Note that Nichols does not stand for the proposition that the attorney was required to represent the client on the related claim-simply that he had a duty to advise the client that the potential claim existed. This underscores why a thorough diagnostic interview is essential, and why it's important to document the scope of that interview.
Standard of Care
Limitation of the scope of representation is not synonymous with limitation of liability. California Rule of Professional Conduct 3-110 requires that attorneys perform competently, and attorneys remain liable for the quality of all of their work within the scope of their responsibility. Also, California Rule of Professional Conduct 3-400 specifically prohibits attorneys from limiting liability for professional negligence within the scope of their engagement. However, the notes to that rule make clear that it is not "intended to prevent a member from reasonably limiting the scope of the member's employment or representation." (Amended by order of the Cal. S. Ct., 9/14/92.) Attorneys owe clients the same duties of competence (Cal. R. of Prof. Cond. 3-110), confidentiality (Cal. Bus. & Prof. Code ¡±6068(e), and lack of conflicts of interest (Cal. R. of Prof. Cond. 3-310) they owe within the context of full-service representation. The purpose of drawing limitations on scope is not to insulate an attorney from liability for sloppy work but to draw a bright line around the area of the attorney's responsibility-and resulting liability-and to exclude from his or her liability those tasks that fall outside the scope.
More Help on Unbundling
Some attorneys shy away from limited scope representation because they envision having to send detailed "nonengagement" letters-for which they probably won't get paid-to each client after the intake interview. A far more efficient method of assuring informed consent and advising on related issues is to use checklists.
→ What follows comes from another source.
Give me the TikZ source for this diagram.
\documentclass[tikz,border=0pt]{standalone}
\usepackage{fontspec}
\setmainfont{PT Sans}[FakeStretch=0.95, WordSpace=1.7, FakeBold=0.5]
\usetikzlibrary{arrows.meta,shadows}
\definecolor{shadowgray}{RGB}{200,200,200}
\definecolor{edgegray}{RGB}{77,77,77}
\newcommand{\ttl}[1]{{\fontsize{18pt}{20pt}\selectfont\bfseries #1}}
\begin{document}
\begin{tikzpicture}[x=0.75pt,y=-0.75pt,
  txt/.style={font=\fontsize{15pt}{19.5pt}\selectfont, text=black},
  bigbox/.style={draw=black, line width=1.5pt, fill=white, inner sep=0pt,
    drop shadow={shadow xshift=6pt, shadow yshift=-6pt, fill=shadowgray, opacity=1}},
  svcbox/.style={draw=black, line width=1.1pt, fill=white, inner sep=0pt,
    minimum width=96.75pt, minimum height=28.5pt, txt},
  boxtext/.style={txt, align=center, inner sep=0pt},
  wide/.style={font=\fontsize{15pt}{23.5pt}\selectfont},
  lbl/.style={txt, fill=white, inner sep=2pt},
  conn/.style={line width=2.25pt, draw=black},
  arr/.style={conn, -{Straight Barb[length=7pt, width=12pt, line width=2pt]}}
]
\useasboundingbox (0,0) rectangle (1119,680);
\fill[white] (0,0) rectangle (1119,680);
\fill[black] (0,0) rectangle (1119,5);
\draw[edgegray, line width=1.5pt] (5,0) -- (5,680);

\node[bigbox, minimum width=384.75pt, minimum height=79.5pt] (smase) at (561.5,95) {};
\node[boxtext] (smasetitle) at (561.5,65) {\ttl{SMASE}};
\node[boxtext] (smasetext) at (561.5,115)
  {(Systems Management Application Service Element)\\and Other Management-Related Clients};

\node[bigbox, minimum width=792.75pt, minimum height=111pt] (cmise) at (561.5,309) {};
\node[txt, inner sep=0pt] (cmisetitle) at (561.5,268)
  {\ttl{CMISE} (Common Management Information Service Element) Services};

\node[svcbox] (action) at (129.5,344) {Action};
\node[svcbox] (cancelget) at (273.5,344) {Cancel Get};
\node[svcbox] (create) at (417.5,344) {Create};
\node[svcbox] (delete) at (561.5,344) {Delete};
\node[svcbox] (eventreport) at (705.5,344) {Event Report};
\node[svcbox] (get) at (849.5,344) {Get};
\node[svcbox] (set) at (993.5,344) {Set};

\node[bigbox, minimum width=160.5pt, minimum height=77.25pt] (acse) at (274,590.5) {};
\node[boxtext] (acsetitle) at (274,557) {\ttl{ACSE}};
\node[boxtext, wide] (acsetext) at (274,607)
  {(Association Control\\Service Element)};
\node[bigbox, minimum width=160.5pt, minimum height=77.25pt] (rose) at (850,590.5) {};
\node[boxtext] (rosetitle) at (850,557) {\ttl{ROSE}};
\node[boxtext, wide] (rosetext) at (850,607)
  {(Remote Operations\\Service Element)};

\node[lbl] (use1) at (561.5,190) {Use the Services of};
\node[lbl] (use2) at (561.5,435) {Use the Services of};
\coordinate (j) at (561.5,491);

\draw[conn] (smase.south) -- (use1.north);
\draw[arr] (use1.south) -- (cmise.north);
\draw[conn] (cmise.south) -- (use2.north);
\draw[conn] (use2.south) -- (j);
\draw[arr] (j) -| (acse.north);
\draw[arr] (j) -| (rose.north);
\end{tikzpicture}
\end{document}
The risk management materials posted on the State Bar of California's website (www.calbar.ca.gov) include detailed checklists for accomplishing both purposes during the intake interview, as well as checklists designed to be used if the scope changes or new issues or tasks arise. If undertaking limited scope, it is wise to download those checklists and tailor them to your specific area of practice. When filled out in the course of the client interview, they constitute a contemporaneous record of the discussion, a reminder to ask about related issues, and evidence of informed consent. Initial the completed checklist, have the client initial it, and give the client a copy. This prevents misunderstanding about what issues or tasks are inside the scope of your responsibility. The State Bar's website also includes four fee agreements for different levels of limited scope.
Many unbundling resources have also been collected on the Judicial Council website at www.courtinfo. ca.gov/programs/equalaccess/ethiss. htm#limited.